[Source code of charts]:
####################
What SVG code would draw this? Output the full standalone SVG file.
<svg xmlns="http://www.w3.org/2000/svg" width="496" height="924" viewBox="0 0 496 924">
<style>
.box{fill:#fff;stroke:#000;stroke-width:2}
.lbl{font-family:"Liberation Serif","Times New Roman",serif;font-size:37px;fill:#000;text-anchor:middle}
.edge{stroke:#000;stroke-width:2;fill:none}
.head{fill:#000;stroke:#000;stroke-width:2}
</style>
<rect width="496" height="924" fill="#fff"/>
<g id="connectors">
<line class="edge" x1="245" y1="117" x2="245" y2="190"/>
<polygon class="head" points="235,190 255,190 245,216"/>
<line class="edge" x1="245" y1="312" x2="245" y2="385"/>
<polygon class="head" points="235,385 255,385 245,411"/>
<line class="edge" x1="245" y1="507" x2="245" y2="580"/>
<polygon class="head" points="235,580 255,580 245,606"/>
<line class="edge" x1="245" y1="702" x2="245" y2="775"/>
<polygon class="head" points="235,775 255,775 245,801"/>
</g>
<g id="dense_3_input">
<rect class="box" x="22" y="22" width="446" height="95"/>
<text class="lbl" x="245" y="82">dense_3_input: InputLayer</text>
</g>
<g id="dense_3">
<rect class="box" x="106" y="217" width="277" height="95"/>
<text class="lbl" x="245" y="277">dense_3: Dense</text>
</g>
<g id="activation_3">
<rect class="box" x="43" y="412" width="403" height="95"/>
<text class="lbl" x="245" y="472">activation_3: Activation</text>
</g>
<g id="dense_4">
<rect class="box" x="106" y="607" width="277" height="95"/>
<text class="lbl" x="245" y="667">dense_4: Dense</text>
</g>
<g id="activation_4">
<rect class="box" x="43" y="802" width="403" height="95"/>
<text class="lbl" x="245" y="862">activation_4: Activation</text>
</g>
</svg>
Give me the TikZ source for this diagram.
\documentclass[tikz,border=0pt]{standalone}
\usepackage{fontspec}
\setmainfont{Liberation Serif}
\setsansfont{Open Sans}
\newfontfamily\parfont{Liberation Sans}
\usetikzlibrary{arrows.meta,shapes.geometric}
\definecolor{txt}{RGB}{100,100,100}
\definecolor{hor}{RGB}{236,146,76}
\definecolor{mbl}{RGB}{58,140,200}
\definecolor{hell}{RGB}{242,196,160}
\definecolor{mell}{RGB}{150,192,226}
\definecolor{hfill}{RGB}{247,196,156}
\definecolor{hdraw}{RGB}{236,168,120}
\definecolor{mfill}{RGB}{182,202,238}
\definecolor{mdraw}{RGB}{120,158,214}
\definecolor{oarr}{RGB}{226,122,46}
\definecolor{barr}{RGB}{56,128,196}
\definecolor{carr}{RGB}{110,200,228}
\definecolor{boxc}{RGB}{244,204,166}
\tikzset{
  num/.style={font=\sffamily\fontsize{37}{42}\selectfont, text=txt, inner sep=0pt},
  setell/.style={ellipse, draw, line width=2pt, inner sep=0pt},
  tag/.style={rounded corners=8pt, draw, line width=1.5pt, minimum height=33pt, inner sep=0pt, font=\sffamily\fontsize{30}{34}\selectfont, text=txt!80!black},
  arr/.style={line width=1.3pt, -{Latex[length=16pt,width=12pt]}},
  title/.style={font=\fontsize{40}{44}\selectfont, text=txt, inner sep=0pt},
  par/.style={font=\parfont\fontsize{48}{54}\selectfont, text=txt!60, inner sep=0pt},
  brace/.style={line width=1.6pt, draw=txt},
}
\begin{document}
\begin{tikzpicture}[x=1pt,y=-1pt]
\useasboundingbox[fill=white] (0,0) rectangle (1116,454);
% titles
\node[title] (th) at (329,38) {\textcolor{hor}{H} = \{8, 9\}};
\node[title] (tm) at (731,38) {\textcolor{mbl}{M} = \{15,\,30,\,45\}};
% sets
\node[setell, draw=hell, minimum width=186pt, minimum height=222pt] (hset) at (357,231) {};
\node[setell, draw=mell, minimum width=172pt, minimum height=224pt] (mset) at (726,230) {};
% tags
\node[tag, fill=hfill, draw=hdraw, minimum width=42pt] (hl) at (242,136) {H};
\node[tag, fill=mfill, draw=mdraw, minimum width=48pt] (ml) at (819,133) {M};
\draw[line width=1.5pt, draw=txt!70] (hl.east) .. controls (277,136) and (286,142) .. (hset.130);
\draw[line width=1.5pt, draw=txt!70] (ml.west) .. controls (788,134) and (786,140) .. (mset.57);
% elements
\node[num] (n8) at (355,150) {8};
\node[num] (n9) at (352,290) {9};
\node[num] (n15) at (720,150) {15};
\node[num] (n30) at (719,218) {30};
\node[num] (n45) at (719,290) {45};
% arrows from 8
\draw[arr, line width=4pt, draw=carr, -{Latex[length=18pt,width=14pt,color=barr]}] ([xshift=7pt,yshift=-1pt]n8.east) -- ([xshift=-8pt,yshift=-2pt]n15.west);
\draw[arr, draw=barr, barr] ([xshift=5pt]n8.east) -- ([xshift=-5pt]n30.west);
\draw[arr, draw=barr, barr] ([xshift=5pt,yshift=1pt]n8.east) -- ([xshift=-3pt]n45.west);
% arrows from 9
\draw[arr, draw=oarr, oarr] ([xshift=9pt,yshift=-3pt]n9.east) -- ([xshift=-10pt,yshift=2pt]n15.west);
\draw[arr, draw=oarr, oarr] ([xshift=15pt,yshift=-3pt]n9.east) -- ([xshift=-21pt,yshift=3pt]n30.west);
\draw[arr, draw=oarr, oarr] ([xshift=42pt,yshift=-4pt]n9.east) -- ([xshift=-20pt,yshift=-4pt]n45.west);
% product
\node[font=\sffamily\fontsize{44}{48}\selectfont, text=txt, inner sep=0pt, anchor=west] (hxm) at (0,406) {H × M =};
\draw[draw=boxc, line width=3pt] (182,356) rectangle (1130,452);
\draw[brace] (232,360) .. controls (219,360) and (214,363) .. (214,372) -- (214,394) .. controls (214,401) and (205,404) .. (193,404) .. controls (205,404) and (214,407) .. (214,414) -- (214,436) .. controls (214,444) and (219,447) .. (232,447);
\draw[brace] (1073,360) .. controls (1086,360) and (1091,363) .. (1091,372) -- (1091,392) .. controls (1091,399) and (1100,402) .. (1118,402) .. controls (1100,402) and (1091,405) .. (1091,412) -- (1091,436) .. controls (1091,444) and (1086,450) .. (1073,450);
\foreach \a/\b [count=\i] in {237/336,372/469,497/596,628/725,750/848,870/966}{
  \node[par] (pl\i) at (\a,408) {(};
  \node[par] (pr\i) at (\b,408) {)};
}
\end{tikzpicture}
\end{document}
####################
[WORK TO COMPLETE]: Exactly reproduce every line found in the records.

[EXPECTED OUTPUT]:
What SVG code would draw this? Output the full standalone SVG file.
<svg xmlns="http://www.w3.org/2000/svg" width="496" height="924" viewBox="0 0 496 924">
<style>
.box{fill:#fff;stroke:#000;stroke-width:2}
.lbl{font-family:"Liberation Serif","Times New Roman",serif;font-size:37px;fill:#000;text-anchor:middle}
.edge{stroke:#000;stroke-width:2;fill:none}
.head{fill:#000;stroke:#000;stroke-width:2}
</style>
<rect width="496" height="924" fill="#fff"/>
<g id="connectors">
<line class="edge" x1="245" y1="117" x2="245" y2="190"/>
<polygon class="head" points="235,190 255,190 245,216"/>
<line class="edge" x1="245" y1="312" x2="245" y2="385"/>
<polygon class="head" points="235,385 255,385 245,411"/>
<line class="edge" x1="245" y1="507" x2="245" y2="580"/>
<polygon class="head" points="235,580 255,580 245,606"/>
<line class="edge" x1="245" y1="702" x2="245" y2="775"/>
<polygon class="head" points="235,775 255,775 245,801"/>
</g>
<g id="dense_3_input">
<rect class="box" x="22" y="22" width="446" height="95"/>
<text class="lbl" x="245" y="82">dense_3_input: InputLayer</text>
</g>
<g id="dense_3">
<rect class="box" x="106" y="217" width="277" height="95"/>
<text class="lbl" x="245" y="277">dense_3: Dense</text>
</g>
<g id="activation_3">
<rect class="box" x="43" y="412" width="403" height="95"/>
<text class="lbl" x="245" y="472">activation_3: Activation</text>
</g>
<g id="dense_4">
<rect class="box" x="106" y="607" width="277" height="95"/>
<text class="lbl" x="245" y="667">dense_4: Dense</text>
</g>
<g id="activation_4">
<rect class="box" x="43" y="802" width="403" height="95"/>
<text class="lbl" x="245" y="862">activation_4: Activation</text>
</g>
</svg>
Give me the TikZ source for this diagram.
\documentclass[tikz,border=0pt]{standalone}
\usepackage{fontspec}
\setmainfont{Liberation Serif}
\setsansfont{Open Sans}
\newfontfamily\parfont{Liberation Sans}
\usetikzlibrary{arrows.meta,shapes.geometric}
\definecolor{txt}{RGB}{100,100,100}
\definecolor{hor}{RGB}{236,146,76}
\definecolor{mbl}{RGB}{58,140,200}
\definecolor{hell}{RGB}{242,196,160}
\definecolor{mell}{RGB}{150,192,226}
\definecolor{hfill}{RGB}{247,196,156}
\definecolor{hdraw}{RGB}{236,168,120}
\definecolor{mfill}{RGB}{182,202,238}
\definecolor{mdraw}{RGB}{120,158,214}
\definecolor{oarr}{RGB}{226,122,46}
\definecolor{barr}{RGB}{56,128,196}
\definecolor{carr}{RGB}{110,200,228}
\definecolor{boxc}{RGB}{244,204,166}
\tikzset{
  num/.style={font=\sffamily\fontsize{37}{42}\selectfont, text=txt, inner sep=0pt},
  setell/.style={ellipse, draw, line width=2pt, inner sep=0pt},
  tag/.style={rounded corners=8pt, draw, line width=1.5pt, minimum height=33pt, inner sep=0pt, font=\sffamily\fontsize{30}{34}\selectfont, text=txt!80!black},
  arr/.style={line width=1.3pt, -{Latex[length=16pt,width=12pt]}},
  title/.style={font=\fontsize{40}{44}\selectfont, text=txt, inner sep=0pt},
  par/.style={font=\parfont\fontsize{48}{54}\selectfont, text=txt!60, inner sep=0pt},
  brace/.style={line width=1.6pt, draw=txt},
}
\begin{document}
\begin{tikzpicture}[x=1pt,y=-1pt]
\useasboundingbox[fill=white] (0,0) rectangle (1116,454);
% titles
\node[title] (th) at (329,38) {\textcolor{hor}{H} = \{8, 9\}};
\node[title] (tm) at (731,38) {\textcolor{mbl}{M} = \{15,\,30,\,45\}};
% sets
\node[setell, draw=hell, minimum width=186pt, minimum height=222pt] (hset) at (357,231) {};
\node[setell, draw=mell, minimum width=172pt, minimum height=224pt] (mset) at (726,230) {};
% tags
\node[tag, fill=hfill, draw=hdraw, minimum width=42pt] (hl) at (242,136) {H};
\node[tag, fill=mfill, draw=mdraw, minimum width=48pt] (ml) at (819,133) {M};
\draw[line width=1.5pt, draw=txt!70] (hl.east) .. controls (277,136) and (286,142) .. (hset.130);
\draw[line width=1.5pt, draw=txt!70] (ml.west) .. controls (788,134) and (786,140) .. (mset.57);
% elements
\node[num] (n8) at (355,150) {8};
\node[num] (n9) at (352,290) {9};
\node[num] (n15) at (720,150) {15};
\node[num] (n30) at (719,218) {30};
\node[num] (n45) at (719,290) {45};
% arrows from 8
\draw[arr, line width=4pt, draw=carr, -{Latex[length=18pt,width=14pt,color=barr]}] ([xshift=7pt,yshift=-1pt]n8.east) -- ([xshift=-8pt,yshift=-2pt]n15.west);
\draw[arr, draw=barr, barr] ([xshift=5pt]n8.east) -- ([xshift=-5pt]n30.west);
\draw[arr, draw=barr, barr] ([xshift=5pt,yshift=1pt]n8.east) -- ([xshift=-3pt]n45.west);
% arrows from 9
\draw[arr, draw=oarr, oarr] ([xshift=9pt,yshift=-3pt]n9.east) -- ([xshift=-10pt,yshift=2pt]n15.west);
\draw[arr, draw=oarr, oarr] ([xshift=15pt,yshift=-3pt]n9.east) -- ([xshift=-21pt,yshift=3pt]n30.west);
\draw[arr, draw=oarr, oarr] ([xshift=42pt,yshift=-4pt]n9.east) -- ([xshift=-20pt,yshift=-4pt]n45.west);
% product
\node[font=\sffamily\fontsize{44}{48}\selectfont, text=txt, inner sep=0pt, anchor=west] (hxm) at (0,406) {H × M =};
\draw[draw=boxc, line width=3pt] (182,356) rectangle (1130,452);
\draw[brace] (232,360) .. controls (219,360) and (214,363) .. (214,372) -- (214,394) .. controls (214,401) and (205,404) .. (193,404) .. controls (205,404) and (214,407) .. (214,414) -- (214,436) .. controls (214,444) and (219,447) .. (232,447);
\draw[brace] (1073,360) .. controls (1086,360) and (1091,363) .. (1091,372) -- (1091,392) .. controls (1091,399) and (1100,402) .. (1118,402) .. controls (1100,402) and (1091,405) .. (1091,412) -- (1091,436) .. controls (1091,444) and (1086,450) .. (1073,450);
\foreach \a/\b [count=\i] in {237/336,372/469,497/596,628/725,750/848,870/966}{
  \node[par] (pl\i) at (\a,408) {(};
  \node[par] (pr\i) at (\b,408) {)};
}
\end{tikzpicture}
\end{document}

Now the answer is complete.